I have been an attorney, writer and law school faculty (adjunct) over my, now, 44-year legal career. In that time, I have lectured worldwide on various topics, principally in my specialties of health care law/civil litigation/medical device-products liability, and, notably in recent years, on the Affordable Care Act (("ACA") in which I was asked to counsel Members of Congress as it (="Obamacare") was being drafted in 2009-2010. I have also provided content to the editorial page of USA Today, various legal texts via chapter authors or other commentary, and been a legal columnist for several publications. Additionally, I have been the longest serving chair (5 years) for the Am. Bar. Assoc.'s Standing Committee on Medical Professional Liability and a (past) president of the American College of Legal Medicine. I began blogging for HuffPost probably over five years ago now, amassing over 132 published articles to date.
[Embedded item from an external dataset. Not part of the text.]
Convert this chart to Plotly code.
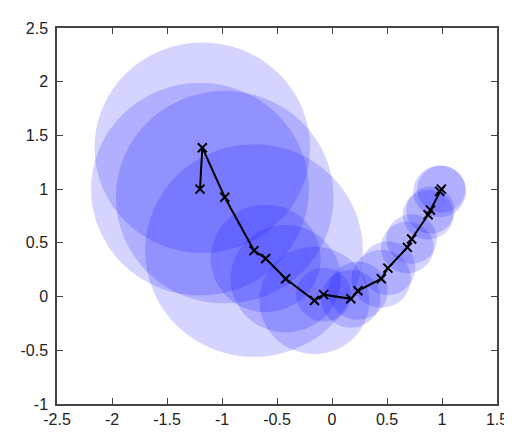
import plotly.graph_objects as go

# Path of the optimiser (means)
path_x = [-1.20, -1.179, -0.975, -0.709, -0.603, -0.421, -0.160, -0.076, 0.171,
          0.236, 0.448, 0.508, 0.685, 0.724, 0.874, 0.895, 0.979, 0.994]
path_y = [1.00, 1.386, 0.925, 0.428, 0.355, 0.166, -0.036, 0.018, -0.021,
          0.054, 0.166, 0.265, 0.458, 0.536, 0.762, 0.805, 0.979, 1.00]
# Radius of the search-distribution circle drawn at each point
radii = [0.99, 0.98, 0.99, 0.99, 0.50, 0.50, 0.50, 0.25, 0.27, 0.27,
         0.27, 0.25, 0.24, 0.23, 0.23, 0.22, 0.24, 0.22]

x_ticks = [-2.5, -2, -1.5, -1, -0.5, 0, 0.5, 1, 1.5]
y_ticks = [-1, -0.5, 0, 0.5, 1, 1.5, 2, 2.5]

fig = go.Figure()

shapes = []
for cx, cy, r in zip(path_x, path_y, radii):
    shapes.append(dict(type="circle", xref="x", yref="y",
                       x0=cx - r, x1=cx + r, y0=cy - r, y1=cy + r,
                       fillcolor="rgba(0,0,255,0.17)", line=dict(width=0),
                       layer="below"))

fig.add_trace(go.Scatter(
    x=path_x, y=path_y, mode="lines+markers",
    line=dict(color="black", width=2),
    marker=dict(symbol="x-thin", size=9, line=dict(width=2, color="black")),
    showlegend=False, hoverinfo="skip"))

axis_common = dict(showgrid=False, zeroline=False, showline=True,
                   linecolor="#444", linewidth=1.5, mirror="ticks",
                   ticks="inside", ticklen=6, tickwidth=1.2, tickcolor="#444",
                   tickfont=dict(family="Liberation Sans, Arial", size=16, color="#222"))

fig.update_layout(
    width=512, height=432,
    margin=dict(l=48, r=19, t=13, b=32),
    paper_bgcolor="white", plot_bgcolor="white",
    shapes=shapes,
    xaxis=dict(range=[-2.5, 1.5], tickvals=x_ticks,
               ticktext=[f"{v:g}" for v in x_ticks], **axis_common),
    yaxis=dict(range=[-1, 2.5], tickvals=y_ticks, ticklabelstandoff=4,
               ticktext=[f"{v:g}" for v in y_ticks], **axis_common),
)

fig.write_html("out.html")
I have covered many areas within the health care law framework as a practicing lawyer/writer, from medical liability defense to antitrust to peer review to physicians ability to testify as experts without running afoul of professional organizations to which they belong to rights of competent adults facing a terminally illness. If there is a concept, however, for which I would like to be known (and have published as far back as 2008), it is this: health care is a right for all Americans, not a personal privilege or a responsibility provided buy the private market. As well, the ACA is the best start to ensuring this "goal", even though it needs tweaking; it surely does NOT need to be repealed and replaced! To fortify this latter thought, just consider the millions of Americans that now have gained the ability to access and afford health care insurance because of the ACA and the benefits provided by the ACA. Concomitantly, just think about the millions of citizens that never had the ability to maintain, acquire and reacquire their health before the ACA became law in March 2010 that allowed them to do so.